** Begin Records for the task **

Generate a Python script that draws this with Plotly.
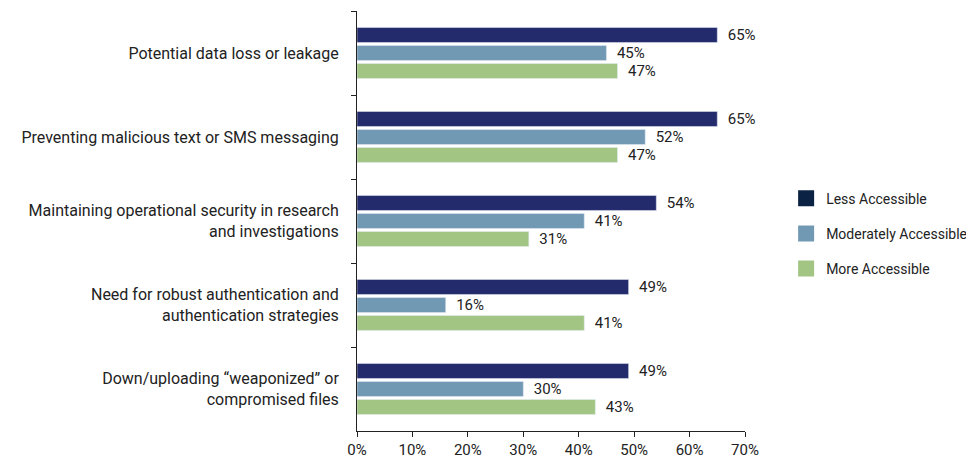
import plotly.graph_objects as go

# categories and values (percent)
categories = [
    "Potential data loss or leakage",
    "Preventing malicious text or SMS messaging",
    "Maintaining operational security in research<br>and investigations",
    "Need for robust authentication and<br>authentication strategies",
    "Down/uploading \u201cweaponized\u201d or<br>compromised files",
]
less_accessible = [65, 65, 54, 49, 49]
moderately_accessible = [45, 52, 41, 16, 30]
more_accessible = [47, 47, 31, 41, 43]

series_names = ["Less Accessible", "Moderately Accessible", "More Accessible"]
bar_colours = ["#242B6D", "#7299B4", "#A2C584"]
legend_colours = ["#0B2244", "#7299B4", "#A2C584"]

FONT = "Roboto, sans-serif"

fig = go.Figure()

for name, values, colour in zip(series_names,
                                [less_accessible, moderately_accessible, more_accessible],
                                bar_colours):
    fig.add_trace(go.Bar(
        y=categories,
        x=values,
        orientation="h",
        name=name,
        marker=dict(color=colour),
        # a little extra room between bar end and label
        text=[f"\u00a0\u00a0{v}%" for v in values],
        textposition="outside",
        constraintext="none",
        textfont=dict(size=15, color="#222222", family=FONT),
        cliponaxis=False,
        showlegend=False,
    ))

# legend entries with large square swatches
for name, colour in zip(series_names, legend_colours):
    fig.add_trace(go.Scatter(
        x=[None], y=[None],
        mode="markers",
        name=name,
        legendgroup=name,
        marker=dict(symbol="square", size=16, color=colour),
    ))

# page body has an 8px margin, so the figure is sized to fit the window
fig.update_layout(
    width=966,
    height=453,
    margin=dict(l=349, r=229, t=3, b=30, autoexpand=False),
    paper_bgcolor="white",
    plot_bgcolor="white",
    font=dict(family=FONT, size=16, color="#222222"),
    barmode="group",
    bargap=0.357,
    bargroupgap=0.17,
    legend=dict(
        x=1.106, xanchor="left",
        y=0.47, yanchor="middle",
        font=dict(size=14, color="#222222", family=FONT),
        itemsizing="trace",
        tracegroupgap=14,
        bgcolor="rgba(0,0,0,0)",
    ),
)

fig.update_xaxes(
    range=[0, 70],
    dtick=10,
    ticksuffix="%",
    showgrid=False,
    zeroline=False,
    showline=True,
    linecolor="#222222",
    linewidth=1,
    ticks="outside",
    ticklen=5,
    tickcolor="#222222",
    tickfont=dict(size=15),
)

fig.update_yaxes(
    autorange="reversed",
    showgrid=False,
    showline=True,
    linecolor="#222222",
    linewidth=1,
    ticks="outside",
    tickson="boundaries",
    ticklen=5,
    tickcolor="#222222",
    ticklabelstandoff=14,
    tickfont=dict(size=16),
)

fig.write_html("out.html")
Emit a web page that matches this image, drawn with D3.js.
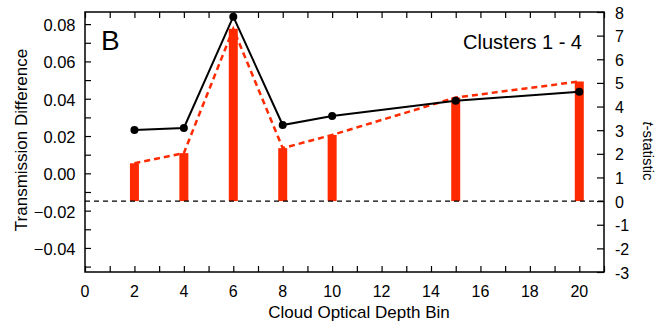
<!DOCTYPE html>
<html>
<head>
<meta charset="utf-8">
<script src="https://cdn.jsdelivr.net/npm/d3@7"></script>
<style>
  body { margin: 0; background: #fff; }
  text { font-family: "Liberation Sans", Arial, sans-serif; fill: #000; }
</style>
</head>
<body>
<div id="chart"></div>
<script>
// cloud optical depth bins
const bins = [2, 4, 6, 8, 10, 15, 20];
// t-statistic (bars + red dashed line)
const tStat = [1.6, 2.03, 7.29, 2.24, 2.8, 4.38, 5.06];
// transmission difference (black line + dots)
const transDiff = [0.0232, 0.0243, 0.084, 0.0259, 0.0307, 0.0389, 0.0438];

const leftTicks = [-0.04, -0.02, 0.00, 0.02, 0.04, 0.06, 0.08];
const rightTicks = [-3, -2, -1, 0, 1, 2, 3, 4, 5, 6, 7, 8];
const xTicks = [0, 2, 4, 6, 8, 10, 12, 14, 16, 18, 20];

const W = 656, H = 323;
const plot = { left: 85, right: 604, top: 12, bottom: 272 };

const svg = d3.select("#chart").append("svg")
    .attr("width", W)
    .attr("height", H);

const x = d3.scaleLinear().domain([0, 21]).range([plot.left, plot.right]);
const yL = d3.scaleLinear().domain([-0.0529, 0.0865]).range([plot.bottom, plot.top]);
const yR = d3.scaleLinear().domain([-3, 8]).range([plot.bottom, plot.top]);

// bars (t-statistic)
svg.selectAll("rect.bar")
    .data(bins)
    .join("rect")
    .attr("class", "bar")
    .attr("x", d => x(d) - 4.5)
    .attr("width", 9)
    .attr("y", (d, i) => yR(tStat[i]))
    .attr("height", (d, i) => yR(0) - yR(tStat[i]))
    .attr("fill", "#ff2a00");

// zero line of t-statistic
svg.append("line")
    .attr("x1", plot.left).attr("x2", plot.right)
    .attr("y1", yR(0)).attr("y2", yR(0))
    .attr("stroke", "#000")
    .attr("stroke-width", 1.2)
    .attr("stroke-dasharray", "5,4");

// red dashed line through bar tops
const tLine = d3.line().x((d, i) => x(bins[i])).y(d => yR(d));
svg.append("path")
    .attr("d", tLine(tStat))
    .attr("fill", "none")
    .attr("stroke", "#ff2a00")
    .attr("stroke-width", 2.5)
    .attr("stroke-dasharray", "6,4");

// black line + dots
const dLine = d3.line().x((d, i) => x(bins[i])).y(d => yL(d));
svg.append("path")
    .attr("d", dLine(transDiff))
    .attr("fill", "none")
    .attr("stroke", "#000")
    .attr("stroke-width", 2);

svg.selectAll("circle.pt")
    .data(transDiff)
    .join("circle")
    .attr("class", "pt")
    .attr("cx", (d, i) => x(bins[i]))
    .attr("cy", d => yL(d))
    .attr("r", 4)
    .attr("fill", "#000");

// axes, all ticks inward
const xMinor = d3.range(0, 22);
svg.append("g")
    .attr("transform", `translate(0,${plot.bottom})`)
    .call(d3.axisBottom(x).tickValues(xMinor).tickSize(-6).tickFormat(""))
    .call(g => g.select(".domain").remove());
svg.append("g")
    .attr("transform", `translate(0,${plot.top})`)
    .call(d3.axisTop(x).tickValues(xMinor).tickSize(-6).tickFormat(""))
    .call(g => g.select(".domain").remove());

svg.append("g")
    .attr("transform", `translate(${plot.left},0)`)
    .call(d3.axisLeft(yL).tickValues(d3.range(-0.05, 0.081, 0.01)).tickSize(-6).tickFormat(""))
    .call(g => g.select(".domain").remove());
svg.append("g")
    .attr("transform", `translate(${plot.right},0)`)
    .call(d3.axisRight(yR).tickValues(rightTicks).tickSize(-7).tickFormat(""))
    .call(g => g.select(".domain").remove());

svg.selectAll(".tick line").attr("stroke", "#000").attr("stroke-width", 1.2);

// frame
svg.append("rect")
    .attr("x", plot.left).attr("y", plot.top)
    .attr("width", plot.right - plot.left)
    .attr("height", plot.bottom - plot.top)
    .attr("fill", "none")
    .attr("stroke", "#000")
    .attr("stroke-width", 1.5);

// tick labels
svg.selectAll("text.xl")
    .data(xTicks)
    .join("text")
    .attr("x", d => x(d))
    .attr("y", 297)
    .attr("text-anchor", "middle")
    .attr("font-size", 16)
    .text(d => d);

svg.selectAll("text.yl")
    .data(leftTicks)
    .join("text")
    .attr("x", 75.5)
    .attr("y", d => yL(d) + 7)
    .attr("text-anchor", "end")
    .attr("font-size", 16.5)
    .text(d => d3.format(".2f")(d));

svg.selectAll("text.yr")
    .data(rightTicks)
    .join("text")
    .attr("x", 615)
    .attr("y", d => yR(d) + 6.5)
    .attr("font-size", 16)
    .text(d => d);

// axis titles
svg.append("text")
    .attr("x", 359)
    .attr("y", 318)
    .attr("text-anchor", "middle")
    .attr("font-size", 17)
    .text("Cloud Optical Depth Bin");

svg.append("text")
    .attr("transform", `translate(27,140) rotate(-90)`)
    .attr("text-anchor", "middle")
    .attr("font-size", 17)
    .text("Transmission Difference");

const tTitle = svg.append("text")
    .attr("transform", `translate(643,151) rotate(90)`)
    .attr("text-anchor", "middle")
    .attr("font-size", 15);
tTitle.append("tspan").attr("font-style", "italic").text("t");
tTitle.append("tspan").text("-statistic");

// panel label and annotation
svg.append("text")
    .attr("x", 101)
    .attr("y", 50)
    .attr("font-size", 28)
    .text("B");

svg.append("text")
    .attr("x", 582)
    .attr("y", 49)
    .attr("text-anchor", "end")
    .attr("font-size", 20)
    .text("Clusters 1 - 4");
</script>
</body>
</html>
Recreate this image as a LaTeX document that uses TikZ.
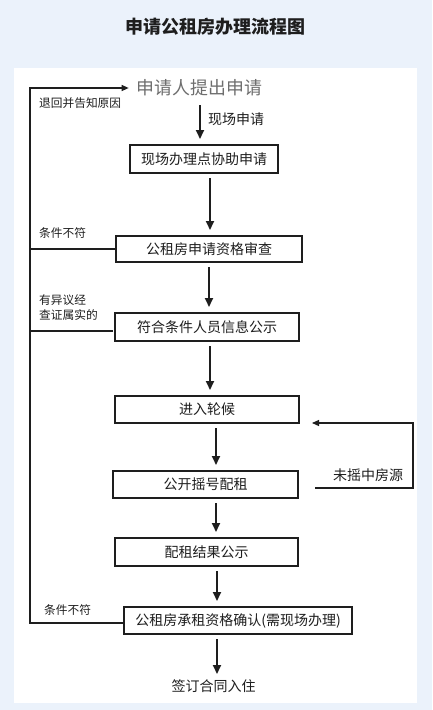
\documentclass[tikz,border=0pt]{standalone}
\usepackage{fontspec}
\setmainfont{Noto Sans CJK SC}
\usepackage{tikz}
\usetikzlibrary{arrows.meta,positioning,calc}
\definecolor{pagebg}{HTML}{EBF2FB}
\definecolor{ink}{HTML}{1E1E1E}
\definecolor{soft}{HTML}{6E6E6E}
\newcommand{\setfs}[2]{\fontsize{#1}{#2}\selectfont}

\begin{document}
\begin{tikzpicture}[x=1pt, y=-1pt, font=\setfs{14pt}{17pt}, text=ink]
\tikzstyle{stage}=[draw=ink, line width=1.1pt, minimum height=27pt, inner sep=2pt, outer sep=0pt]
\tikzstyle{note}=[font=\setfs{11.7pt}{15pt}, anchor=west, inner sep=0pt, align=left]
\tikzstyle{down}=[draw=ink, line width=1.8pt, -{Triangle[length=9pt,width=8pt]}, shorten <=5pt, shorten >=6pt]
\tikzstyle{back}=[draw=ink, line width=1.1pt]
\useasboundingbox (0,0) rectangle (432,710);
\fill[pagebg] (0,0) rectangle (432,710);
\fill[white] (14,68) rectangle (417,703);
\node[font=\setfs{18pt}{20pt}\bfseries] (title) at (215,27) {申请公租房办理流程图};
% main column
\node[font=\setfs{17.9pt}{20pt}, text=soft, inner sep=4pt] (s0) at (199.5,88) {申请人提出申请};
\node[stage, minimum width=148pt, minimum height=28pt] (s1) at (204,159) {现场办理点协助申请};
\node[stage, minimum width=186pt, minimum height=26pt, below=63pt of s1, xshift=5pt] (s2) {公租房申请资格审查};
\node[stage, minimum width=184pt, minimum height=28pt, below=51pt of s2, xshift=-2pt] (s3) {符合条件人员信息公示};
\node[stage, minimum width=184pt, below=55pt of s3] (s4) {进入轮候};
\node[stage, minimum width=185pt, below=48pt of s4, xshift=-1.5pt] (s5) {公开摇号配租};
\node[stage, minimum width=183pt, minimum height=28pt, below=40pt of s5, xshift=1pt] (s6) {配租结果公示};
\node[stage, minimum width=228pt, below=41pt of s6, xshift=31.5pt] (s7) {公租房承租资格确认(需现场办理)};
\node[inner sep=0pt, outer sep=0pt, below=46pt of s7, xshift=-24.5pt] (s8) {签订合同入住};
\foreach \a/\b/\dx in {s0/s1/0.5, s1/s2/6, s2/s3/0, s3/s4/3, s4/s5/9, s5/s6/10.5, s6/s7/10.5, s7/s8/-21}{
  \draw[down] ($(\a.south)+(\dx pt,0)$) -- ($(\a.south |- \b.north)+(\dx pt,0)$);
}
\node[anchor=west, inner sep=0pt] (n0) at (208,119) {现场申请};
% return paths
\coordinate (lrail) at (30,88);
\path (s4.south east) ++(114pt,0) coordinate (rrail);
\draw[back, -{Triangle[length=7pt,width=6pt]}, shorten >=4pt] ([yshift=-2.5pt]s7.west) -| (lrail) -- (s0.west);
\draw[back] (s2.west) -| (lrail);
\draw[back] ([xshift=-2pt,yshift=-4pt]s3.west) -| (lrail);
\draw[back, -{Triangle[length=7pt,width=6pt]}] ([xshift=17pt,yshift=-3.5pt]s5.east) -| (rrail) -- ([xshift=13pt]s4.south east);
\node[note] (n1) at (39,103) {退回并告知原因};
\node[note] (n2) at (39,233) {条件不符};
\node[note] (n3) at (39,307.5) {有异议经\\查证属实的};
\node[note] (n4) at (44,610) {条件不符};
\node[inner sep=0pt] (n5) at (368,475) {未摇中房源};
\end{tikzpicture}
\end{document}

** End Records for the task **

■ Task details ■
Leave out the pictures. Transcribe only the lines above, from the first through the one that contains "import plotly.graph_objects as go".

■ Reply to the exercise ■
Generate a Python script that draws this with Plotly.
import plotly.graph_objects as go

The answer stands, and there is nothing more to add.